Book Notes
Abraham Verghese, My Own Country: A Doctor’s Story of a Town and Its People in the Age of AIDS (New York: Simon and Schuster, 1994), 352pp.
A guest review by Katie Finlay.
In the 25 years since the AIDS epidemic began its deadly march through human history, we may have forgotten the way things were at the beginning: the incomplete knowledge of the disease, the lack of any effective treatment, the prejudice against the infected. Abraham Verghese wrote of his experience as the sole infectious disease physician in his area of eastern Tennessee. A lovely, semi-rural foothills area, Johnson City was the place young men left for big-city life on the coasts. They made their way back there in the early 1980’s, sick with the disease that caused fever, weakness, cancerous sores, rapid weight loss, and, inevitably, death.
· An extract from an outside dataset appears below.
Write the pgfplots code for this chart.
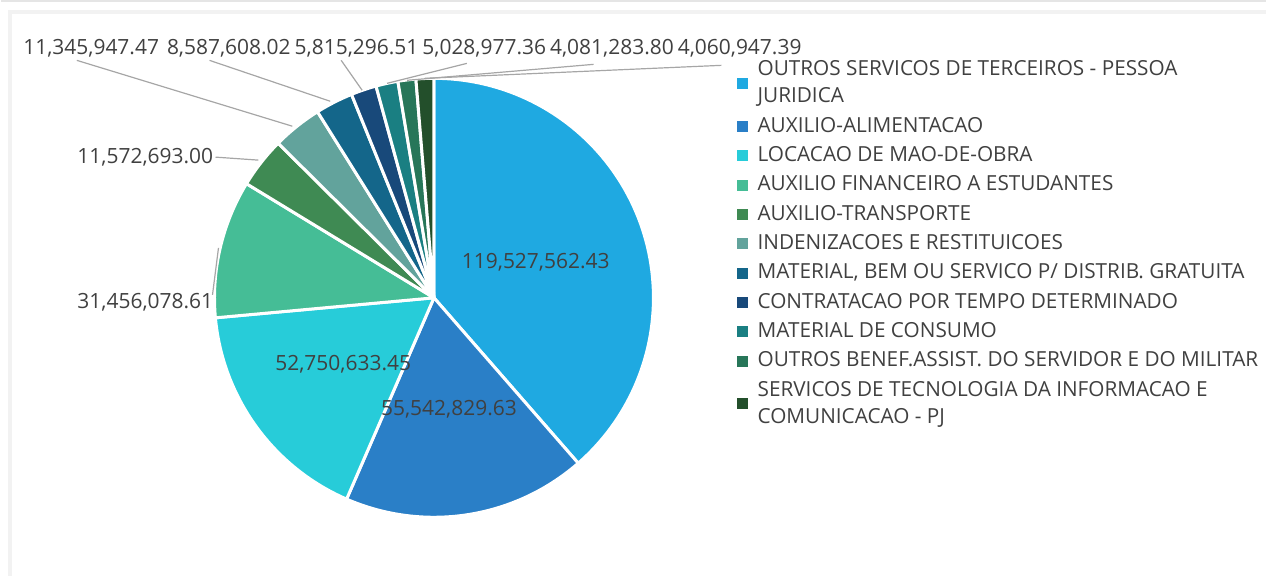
\documentclass[border=0pt]{standalone}
\usepackage{fontspec}
\setmainfont{Open Sans}
\usepackage{pgfplots}
\usepackage{pgfplotstable}
\pgfplotsset{compat=1.18}
\definecolor{cA}{HTML}{1FA9E1}
\definecolor{cB}{HTML}{2A7FC7}
\definecolor{cC}{HTML}{27CCD9}
\definecolor{cD}{HTML}{45BD96}
\definecolor{cE}{HTML}{3F8A53}
\definecolor{cF}{HTML}{62A39C}
\definecolor{cG}{HTML}{14668A}
\definecolor{cH}{HTML}{18497A}
\definecolor{cI}{HTML}{1A7F82}
\definecolor{cJ}{HTML}{277659}
\definecolor{cK}{HTML}{234F2B}
\definecolor{lbl}{HTML}{404040}
\definecolor{leader}{HTML}{A6A6A6}

% values in millions
\pgfplotstableread{
value color
119.52756243 cA
55.54282963 cB
52.75063345 cC
31.45607861 cD
11.57269300 cE
11.34594747 cF
8.58760802 cG
5.81529651 cH
5.02897736 cI
4.08128380 cJ
4.06094739 cK
}\piedata

\newcommand{\sr}{\rule[-3.9pt]{0pt}{13.5pt}}
\newcommand{\lgd}[1]{\begin{tabular}{@{}l@{}}#1\end{tabular}}

\begin{document}
\begin{tikzpicture}
\begin{axis}[
  width=634pt, height=288.5pt, scale only axis,
  xmin=0, xmax=1268, ymin=0, ymax=577,
  hide axis, clip=false,
  area legend,
  legend image code/.code={\fill[#1,draw=none] (0pt,-2.75pt) rectangle (5.5pt,2.75pt);},
  legend style={at={(axis cs:737,521)}, anchor=north west, draw=none, fill=none,
    inner sep=0pt, row sep=1.2pt, column sep=5pt,
    font=\fontsize{10.4}{12}\selectfont, text=lbl,
    nodes={inner sep=0pt, text depth=}, cells={anchor=west}},
]
\path (axis cs:0,0) rectangle (axis cs:1268,577);
\draw[gray!20, line width=1pt] (axis cs:0,576.5) -- (axis cs:1268,576.5);
\draw[gray!10, line width=2pt] (axis cs:9,0) -- (axis cs:9,565) -- (axis cs:1268,565);

\pgfmathsetmacro{\total}{0}
\pgfplotsforeachungrouped \i in {0,...,10}{
  \pgfplotstablegetelem{\i}{value}\of\piedata
  \pgfmathsetmacro{\total}{\total+\pgfplotsretval}
}
\pgfmathsetmacro{\angstart}{90}
\pgfplotsforeachungrouped \i in {0,...,10}{
  \pgfplotstablegetelem{\i}{value}\of\piedata
  \pgfmathsetmacro{\angend}{\angstart-(\pgfplotsretval/\total)*360}
  \pgfplotstablegetelem{\i}{color}\of\piedata
  \edef\temp{\noexpand\addplot[fill=\pgfplotsretval, draw=white, line width=1.5pt,
    line join=round, domain=\angstart:\angend, samples=90, variable=\noexpand\t]
    ({434+220*cos(\noexpand\t)},{279+220*sin(\noexpand\t)}) -- (axis cs:434,279) -- cycle;}
  \temp
  \global\let\angstart\angend
}
\legend{
  \lgd{\sr OUTROS SERVICOS DE TERCEIROS - PESSOA\\\sr JURIDICA},
  \lgd{\sr AUXILIO-ALIMENTACAO},
  \lgd{\sr LOCACAO DE MAO-DE-OBRA},
  \lgd{\sr AUXILIO FINANCEIRO A ESTUDANTES},
  \lgd{\sr AUXILIO-TRANSPORTE},
  \lgd{\sr INDENIZACOES E RESTITUICOES},
  {\lgd{\sr MATERIAL, BEM OU SERVICO P/ DISTRIB. GRATUITA}},
  \lgd{\sr CONTRATACAO POR TEMPO DETERMINADO},
  \lgd{\sr MATERIAL DE CONSUMO},
  \lgd{\sr OUTROS BENEF.ASSIST. DO SERVIDOR E DO MILITAR},
  \lgd{\sr SERVICOS DE TECNOLOGIA DA INFORMACAO E\\\sr COMUNICACAO - PJ}
}

% leader lines
\begin{scope}[leader, line width=0.6pt]
\draw (axis cs:215,420) -- (axis cs:258,417);
\draw (axis cs:212,282) -- (axis cs:218,329);
\draw (axis cs:76,517) -- (axis cs:292,451);
\draw (axis cs:209,517) -- (axis cs:330,476);
\draw (axis cs:341,517) -- (axis cs:362,487);
\draw (axis cs:467,514) -- (axis cs:387,494);
\draw (axis cs:594,513) -- (axis cs:407,497);
\draw (axis cs:722,512) -- (axis cs:425,499);
\end{scope}

% value labels
\begin{scope}[every node/.style={font=\fontsize{10.5}{12}\selectfont, text=lbl, inner sep=0pt}]
\node at (axis cs:536,315) {119,527,562.43};
\node at (axis cs:449,167) {55,542,829.63};
\node at (axis cs:343,212) {52,750,633.45};
\node[anchor=east] at (axis cs:213,275) {31,456,078.61};
\node[anchor=east] at (axis cs:213,420) {11,572,693.00};
\node[anchor=west] at (axis cs:22,529) {11,345,947.47};
\node[anchor=west] at (axis cs:166,529) {8,587,608.02};
\node[anchor=west] at (axis cs:294,529) {5,815,296.51};
\node[anchor=west] at (axis cs:422,529) {5,028,977.36};
\node[anchor=west] at (axis cs:550,529) {4,081,283.80};
\node[anchor=west] at (axis cs:678,529) {4,060,947.39};
\end{scope}
\end{axis}
\end{tikzpicture}
\end{document}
Dr. Verghese is a gifted writer who creates detailed, full-color portraits of his patients, carrying the reader beyond the stereotypes they may have of gay men, hillbillies, hemophiliacs, and church ladies. He also reflects on how his identity as a foreigner both aided and hindered his medical practice in that area (he was born of Indian parents and raised in Ethiopia). His book is a very personal memoir, weaving the story of his frustration at losing patients to death and his deteriorating marriage into the story of the medical details of the illnesses and the community’s responses. Ignorance and fear of transmission caused locals to condemn and shun the infected. Christian faith is shown in a three-dimensional light, not only with accounts of people sneering that the disease is “God’s punishment,” but also with accounts of how faith in God gave people courage to face a terrible death or provided compassion to care for the sick. His account reminds us that the current-day HIV/AIDS situation in parts of Africa is similar: limited medical resources, fear and prejudice, faith and dignity.